MinT for Wikipedia Readers MVP (T359072) enables users to read contents from other languages using machine translation. In some contexts, users may request the translation into a specific language without indicating a specific source language. Since content can be available in multiple languages with different levels of coverage, it is useful to have a way to identify which could be the language with most content coverage for a given topic.
This is useful in contexts where the source language is not specificed, such as entry points at the target wiki (T363338), reaching the Confirm step (T359512) after searching for a topic across all languages, or when exploring the available source languages (T359863).
Currently, for the MVP a simple approach was defined in the context of a cross-language search using the search query matched language from Wikidata, a default language or the first from the list in case the previous criteria don't apply.
This ticket proposes to pick a language based on their content coverage.
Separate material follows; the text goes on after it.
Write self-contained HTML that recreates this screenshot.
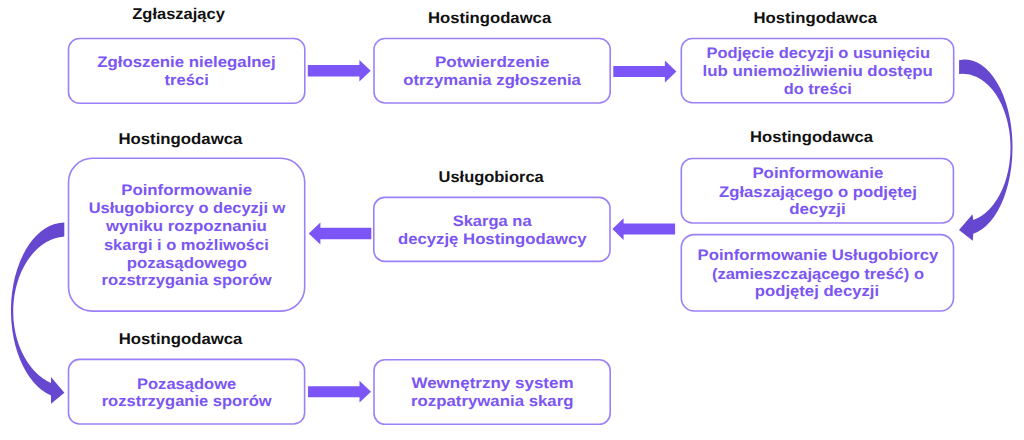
<!DOCTYPE html><html><head><meta charset="utf-8"><style>html,body{margin:0;padding:0;background:#fff;width:1024px;height:440px;overflow:hidden}svg{display:block}text{font-family:"Liberation Sans",sans-serif;font-weight:bold;text-rendering:geometricPrecision}</style></head><body>
<svg width="1024" height="440" viewBox="0 0 1024 440">
<rect x="0" y="0" width="1024" height="440" fill="#fff"/>
<rect x="68.5" y="38.5" width="236.30" height="64.70" rx="11" fill="none" stroke="#9c80f8" stroke-width="1.6"/>
<rect x="374.0" y="38.5" width="236.20" height="64.50" rx="11" fill="none" stroke="#9c80f8" stroke-width="1.6"/>
<rect x="681.3" y="38.5" width="272.40" height="64.20" rx="11" fill="none" stroke="#9c80f8" stroke-width="1.6"/>
<rect x="681.3" y="158.5" width="272.10" height="64.50" rx="11" fill="none" stroke="#9c80f8" stroke-width="1.6"/>
<rect x="681.3" y="234.6" width="272.20" height="76.40" rx="13" fill="none" stroke="#9c80f8" stroke-width="1.6"/>
<rect x="373.8" y="197.4" width="236.20" height="64.00" rx="11" fill="none" stroke="#9c80f8" stroke-width="1.6"/>
<rect x="68.5" y="158.3" width="236.20" height="152.80" rx="24" fill="none" stroke="#9c80f8" stroke-width="1.6"/>
<rect x="68.5" y="359.4" width="236.10" height="64.60" rx="11" fill="none" stroke="#9c80f8" stroke-width="1.6"/>
<rect x="374.0" y="359.7" width="236.20" height="64.60" rx="11" fill="none" stroke="#9c80f8" stroke-width="1.6"/>
<path d="M307.8,65.05 L359.4,65.05 L359.4,60.05 L370.7,70.8 L359.4,81.55 L359.4,76.55 L307.8,76.55 Z" fill="#7b55f5"/>
<path d="M613.3,66.0 L664.9,66.0 L664.9,60.6 L676.4,71.5 L664.9,82.4 L664.9,77.0 L613.3,77.0 Z" fill="#7b55f5"/>
<path d="M675.1,223.6 L623.6,223.6 L623.6,218.2 L612.4,229.1 L623.6,240.0 L623.6,234.6 L675.1,234.6 Z" fill="#7b55f5"/>
<path d="M371.3,227.85 L320.4,227.85 L320.4,222.6 L308.7,233.5 L320.4,244.4 L320.4,239.15 L371.3,239.15 Z" fill="#7b55f5"/>
<path d="M308,386.2 L359.5,386.2 L359.5,380.8 L371,391.7 L359.5,402.59999999999997 L359.5,397.2 L308,397.2 Z" fill="#7b55f5"/>
<path d="M959.10,60.18 A47.60,87.80 0 0 1 973.30,233.75 L972.8,240.8 L959.0,230.0 L972.5,214.2 L973.30,220.07 A47.77,74.10 0 0 0 959.10,73.92 Z" fill="#6547d0"/>
<path d="M64.30,222.56 A53.53,87.88 0 0 0 51.00,395.49 L51.0,403.8 L64.4,392.8 L51.0,377.0 L51.00,382.94 A54.11,75.08 0 0 1 64.30,236.39 Z" fill="#6547d0"/>
<text x="178.60" y="18.5" text-anchor="middle" font-size="15.5" fill="#111111" textLength="92.60" lengthAdjust="spacingAndGlyphs">Zgłaszający</text>
<text x="489.55" y="23.0" text-anchor="middle" font-size="15.5" fill="#111111" textLength="123.30" lengthAdjust="spacingAndGlyphs">Hostingodawca</text>
<text x="815.20" y="23.0" text-anchor="middle" font-size="15.5" fill="#111111" textLength="123.60" lengthAdjust="spacingAndGlyphs">Hostingodawca</text>
<text x="811.45" y="142.4" text-anchor="middle" font-size="15.5" fill="#111111" textLength="122.90" lengthAdjust="spacingAndGlyphs">Hostingodawca</text>
<text x="180.40" y="143.6" text-anchor="middle" font-size="15.5" fill="#111111" textLength="124.00" lengthAdjust="spacingAndGlyphs">Hostingodawca</text>
<text x="491.15" y="182.0" text-anchor="middle" font-size="15.5" fill="#111111" textLength="105.10" lengthAdjust="spacingAndGlyphs">Usługobiorca</text>
<text x="180.55" y="344.2" text-anchor="middle" font-size="15.5" fill="#111111" textLength="123.70" lengthAdjust="spacingAndGlyphs">Hostingodawca</text>
<text x="186.40" y="67" text-anchor="middle" font-size="15.2" fill="#7b56f2" textLength="178.40" lengthAdjust="spacingAndGlyphs">Zgłoszenie nielegalnej</text>
<text x="186.70" y="85" text-anchor="middle" font-size="15.2" fill="#7b56f2" textLength="44.20" lengthAdjust="spacingAndGlyphs">treści</text>
<text x="492.20" y="66.9" text-anchor="middle" font-size="15.2" fill="#7b56f2" textLength="114.60" lengthAdjust="spacingAndGlyphs">Potwierdzenie</text>
<text x="492.10" y="84.6" text-anchor="middle" font-size="15.2" fill="#7b56f2" textLength="177.60" lengthAdjust="spacingAndGlyphs">otrzymania zgłoszenia</text>
<text x="818.20" y="58" text-anchor="middle" font-size="15.2" fill="#7b56f2" textLength="223.60" lengthAdjust="spacingAndGlyphs">Podjęcie decyzji o usunięciu</text>
<text x="817.75" y="76.1" text-anchor="middle" font-size="15.2" fill="#7b56f2" textLength="230.30" lengthAdjust="spacingAndGlyphs">lub uniemożliwieniu dostępu</text>
<text x="817.85" y="94.2" text-anchor="middle" font-size="15.2" fill="#7b56f2" textLength="68.10" lengthAdjust="spacingAndGlyphs">do treści</text>
<text x="817.90" y="178.2" text-anchor="middle" font-size="15.2" fill="#7b56f2" textLength="131.00" lengthAdjust="spacingAndGlyphs">Poinformowanie</text>
<text x="817.90" y="197.3" text-anchor="middle" font-size="15.2" fill="#7b56f2" textLength="197.80" lengthAdjust="spacingAndGlyphs">Zgłaszającego o podjętej</text>
<text x="817.45" y="214" text-anchor="middle" font-size="15.2" fill="#7b56f2" textLength="56.50" lengthAdjust="spacingAndGlyphs">decyzji</text>
<text x="817.95" y="260.4" text-anchor="middle" font-size="15.2" fill="#7b56f2" textLength="240.70" lengthAdjust="spacingAndGlyphs">Poinformowanie Usługobiorcy</text>
<text x="817.95" y="278.5" text-anchor="middle" font-size="15.2" fill="#7b56f2" textLength="212.10" lengthAdjust="spacingAndGlyphs">(zamieszczającego treść) o</text>
<text x="816.95" y="295.8" text-anchor="middle" font-size="15.2" fill="#7b56f2" textLength="124.30" lengthAdjust="spacingAndGlyphs">podjętej decyzji</text>
<text x="492.15" y="225.6" text-anchor="middle" font-size="15.2" fill="#7b56f2" textLength="78.90" lengthAdjust="spacingAndGlyphs">Skarga na</text>
<text x="492.30" y="244.4" text-anchor="middle" font-size="15.2" fill="#7b56f2" textLength="188.60" lengthAdjust="spacingAndGlyphs">decyzję Hostingodawcy</text>
<text x="186.60" y="195" text-anchor="middle" font-size="15.2" fill="#7b56f2" textLength="130.80" lengthAdjust="spacingAndGlyphs">Poinformowanie</text>
<text x="187.05" y="213.2" text-anchor="middle" font-size="15.2" fill="#7b56f2" textLength="196.70" lengthAdjust="spacingAndGlyphs">Usługobiorcy o decyzji w</text>
<text x="186.40" y="231.2" text-anchor="middle" font-size="15.2" fill="#7b56f2" textLength="161.00" lengthAdjust="spacingAndGlyphs">wyniku rozpoznaniu</text>
<text x="186.35" y="249.5" text-anchor="middle" font-size="15.2" fill="#7b56f2" textLength="164.90" lengthAdjust="spacingAndGlyphs">skargi i o możliwości</text>
<text x="186.90" y="267.5" text-anchor="middle" font-size="15.2" fill="#7b56f2" textLength="120.20" lengthAdjust="spacingAndGlyphs">pozasądowego</text>
<text x="186.60" y="285.2" text-anchor="middle" font-size="15.2" fill="#7b56f2" textLength="170.00" lengthAdjust="spacingAndGlyphs">rozstrzygania sporów</text>
<text x="186.60" y="388.5" text-anchor="middle" font-size="15.2" fill="#7b56f2" textLength="99.20" lengthAdjust="spacingAndGlyphs">Pozasądowe</text>
<text x="186.65" y="406.0" text-anchor="middle" font-size="15.2" fill="#7b56f2" textLength="169.90" lengthAdjust="spacingAndGlyphs">rozstrzyganie sporów</text>
<text x="492.50" y="388.4" text-anchor="middle" font-size="15.2" fill="#7b56f2" textLength="162.20" lengthAdjust="spacingAndGlyphs">Wewnętrzny system</text>
<text x="492.25" y="406.1" text-anchor="middle" font-size="15.2" fill="#7b56f2" textLength="162.50" lengthAdjust="spacingAndGlyphs">rozpatrywania skarg</text>
</svg></body></html>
Initially it was proposed to make the selection based on the number of sections, but this may be too slow (since it may require to query data about the article in potentially hundreds of languages). As part of this ticket we'll explore some viable alternatives.
Some initial ideas to explore:
- Check page byte size instead of number of sections.
- Check sections but only for a limited set of languages (e.g., the 4 languages with the larger Wikipedias from those where the article is available).
- Use some metadata available on Wikidata (aspects such as “featured”, and maybe others, are captured there)
- Select based on a pre-defined order using some property of the wiki. From the list of Wikipedias we could define some formula (e.g., Number of articles × Depth) to try to capture the notion of overall content coverage.